April 10 (Bloomberg) -- Scotland’s plan to keep the Bank of England as the lender of last resort and to influence its policy making should nationalists win their bid for independence is “implausible” and “fanciful,” a panel of lawmakers said.
Voters in Scotland will decide in a referendum set for Sept. 18, 2014, whether to leave the 306-year-old U.K. The semi-autonomous government in Edinburgh has proposed that the new state would continue using the pound and become a shareholder in the central bank, which would oversee Scottish lenders.
In a report published today, the Economic Affairs Committee of Britain’s upper House of Lords said the requirements of joining the European Union would mean Scotland would need its own financial regulator. This would create a situation where Scotland’s banks had two regulators in different countries.
This proposal “implies that the Bank of England would accept risks over which it had little control, which seems implausible,” the report said. On the idea of giving Scotland a share in the bank, it concluded: “We do not see why the U.K. government would agree to this proposal.”

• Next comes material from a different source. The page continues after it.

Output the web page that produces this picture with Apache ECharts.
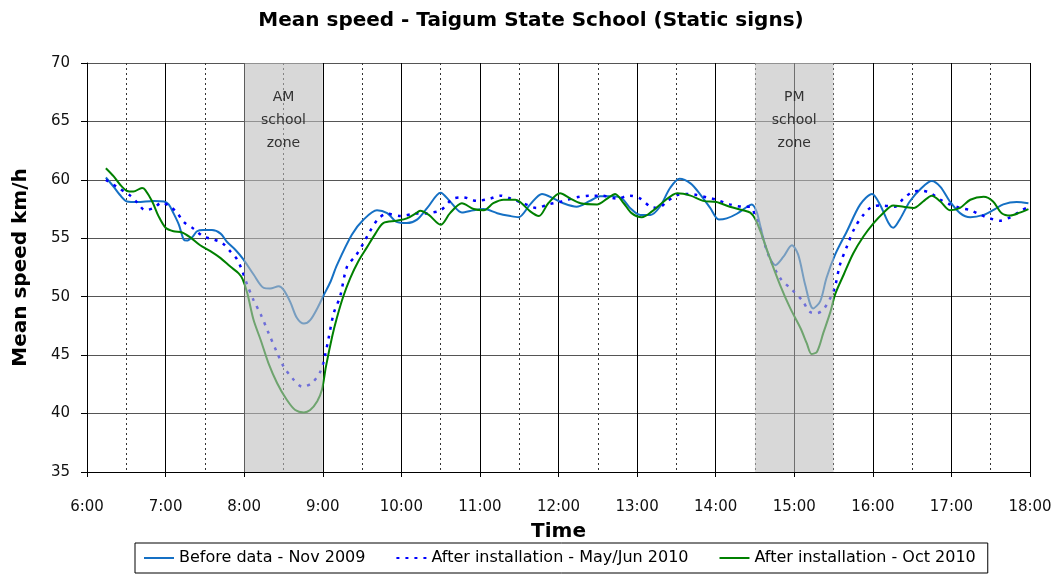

Scottish insurance companies, which sell more than 90 percent of their products to the rest of the U.K., would face additional compliance costs and complexity from having two regulators, according to the panel.
“The proposal for the Scottish government to exert some influence over the Bank of England, let alone the rest of the U.K. exchequer, is devoid of precedent and entirely fanciful,” the committee said in the report.